I'm not suggesting this is the best method, only that it works for me! 😉

Posted (edited)
37 minutes ago, rkwz said:

 

Oh I see, I followed the advice of some helpful forum members earlier and did the rigging based on Noel Hackney's guide to classic ships (copies can be found online but only hardcopy books). The manual sets out the rigging in a step by step manner which simplifies everything tremendously.

 

I did find having the shrouds (sorry I meant shrouds and ratlines in my earlier post) in place first provided much needed downward pressure to stabilise the masts, especially the upper mast shrouds which will prevent the topmasts from pulling too far forward or back. Especially so since I had snapped the main mast when I dropped the model... 

 

You may find the plastic spars are quite bendy as well ... In hindsight and based on the suggestion of others, I would have used bamboo skewers instead (with a little tapering).

 

I'm not suggesting this is the best method, only that it works for me! 😉

Wow, they are 40 year old books. Which ones do you have, I think he did three in the series, if there are more I have never read them. I've read the, Victory, Sark and Mayflower. I currently have the Victory no.1, as that will at some point in the future be a build that I will do.

 

They are very rare/costly books now. At some point I have every intention of digitising my copy and sharing it, as they are out of print now and eventually will be impossible to get, and that would be a shame for future generations. 

Edited by bosco72
Posted

Hi bosco,

 

Depending how hard you look, you can pick them up quite cheaply (not sure why some people are selling them for over $100). I got 2 out of 3 so far, Victory and Mayflower. Victory cost me about 5 pounds (shipped from the UK), and Mayflower about $17 AUD (local reseller).

 

I think the Mayflower rig would be better suited to the Golden Hind (keeping in mind it won't be exactly the same), and I can see you have Lennarth Petersons manual too which should help visualise certain steps. Happy reading!

 

 

Posted

If you want to drill out the barrel of the cannons. Usually these were 6 pounders with a bore diameter of about 76mm (on this scale 1 mm looks ok).
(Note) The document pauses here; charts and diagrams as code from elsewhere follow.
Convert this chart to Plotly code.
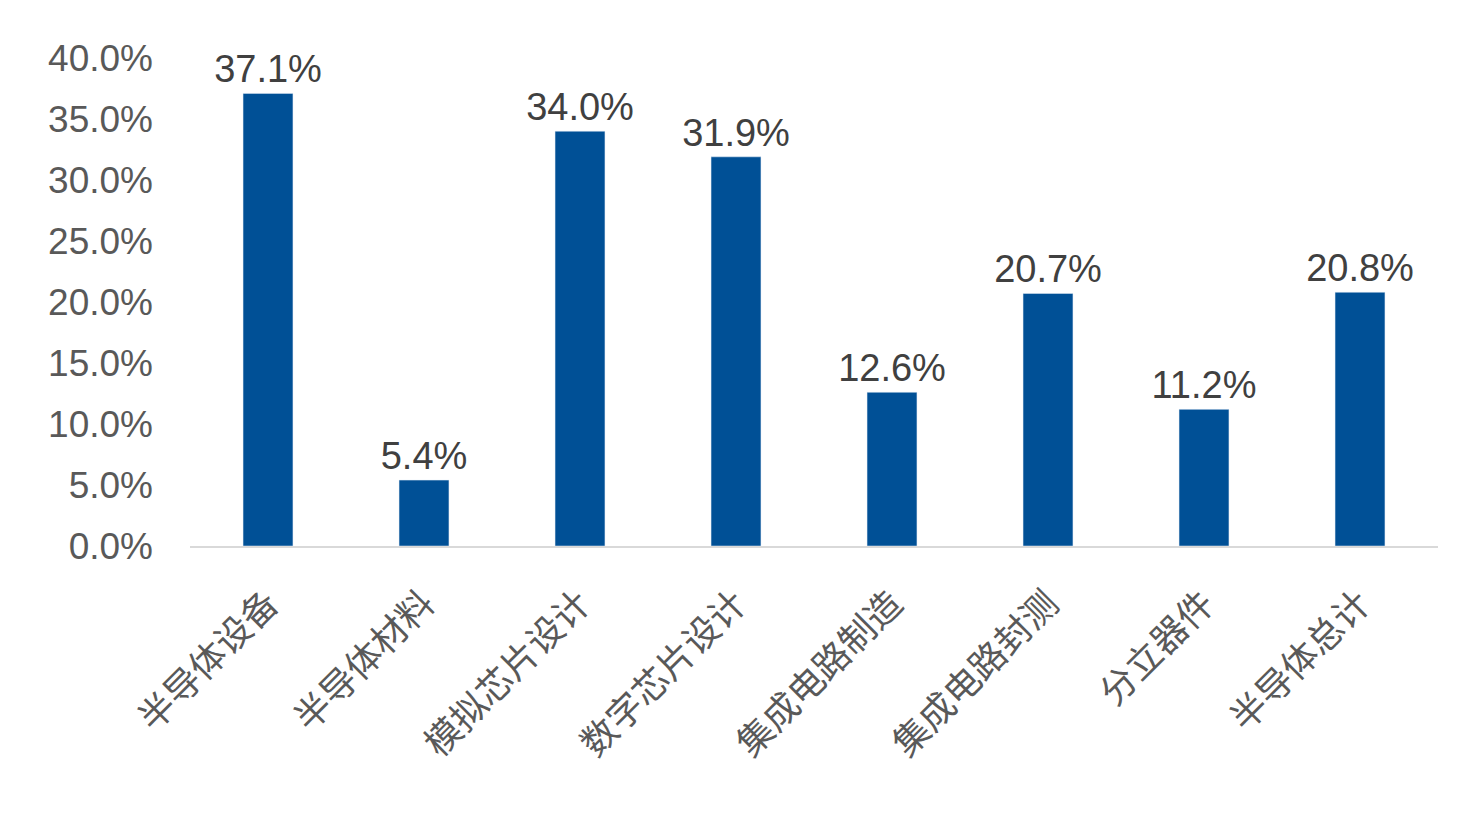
import plotly.graph_objects as go

categories = ["半导体设备", "半导体材料", "模拟芯片设计", "数字芯片设计", "集成电路制造", "集成电路封测", "分立器件", "半导体总计"]
values = [37.1, 5.4, 34.0, 31.9, 12.6, 20.7, 11.2, 20.8]
tick_vals = [0, 5, 10, 15, 20, 25, 30, 35, 40]
tick_text = ["0.0%", "5.0%", "10.0%", "15.0%", "20.0%", "25.0%", "30.0%", "35.0%", "40.0%"]

fig = go.Figure(go.Bar(
    x=categories, y=values, width=0.32, marker_color="#005096",
    text=[f"{v:.1f}%" for v in values], textposition="outside", constraintext="none",
    textfont=dict(size=38, color="#404040"), cliponaxis=False,
))
fig.update_layout(
    width=1482, height=819, margin=dict(l=182, r=52, t=50, b=281, autoexpand=False),
    plot_bgcolor="white", paper_bgcolor="white", showlegend=False,
    font=dict(family="Liberation Sans, Arial, Noto Sans CJK SC", color="#595959"),
    uniformtext=dict(minsize=38, mode="show"),
)
fig.update_yaxes(range=[0, 40], tickvals=tick_vals, ticktext=tick_text, showgrid=False, automargin=False,
                 zeroline=False, tickfont=dict(size=37, color="#595959"), ticks="", ticklabelstandoff=36)
fig.update_xaxes(tickangle=-45, automargin=False, tickfont=dict(size=36, color="#595959", family="Noto Sans CJK SC"),
                 showline=True, linecolor="#d9d9d9", linewidth=2, ticklabelstandoff=20)
fig.write_html("out.html")
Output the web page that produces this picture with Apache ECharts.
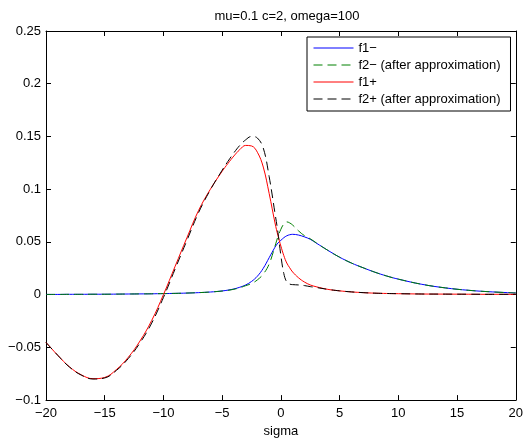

I think you have a rigging plan a few hundred years later than the GH, 16th century rigging is different from your drawings.

And yes, normally first the shrouds,  and then the yards

Posted
On 11/23/2020 at 3:47 AM, rkwz said:

Hi bosco,

 

Depending how hard you look, you can pick them up quite cheaply (not sure why some people are selling them for over $100). I got 2 out of 3 so far, Victory and Mayflower. Victory cost me about 5 pounds (shipped from the UK), and Mayflower about $17 AUD (local reseller).

 

I think the Mayflower rig would be better suited to the Golden Hind (keeping in mind it won't be exactly the same), and I can see you have Lennarth Petersons manual too which should help visualise certain steps. Happy reading!

 

 

I think I have the Revell kit of the Mayflower, I could take a look how the instructions say to rig that. 

Posted (edited)

When seizing the rope, I find the cotton continually unravels. I've tried different glues, too messy. Are there other things I could try? Seizing away from the model is a little easier, but there are several ropes that require being in place before hand. Thanks in advance.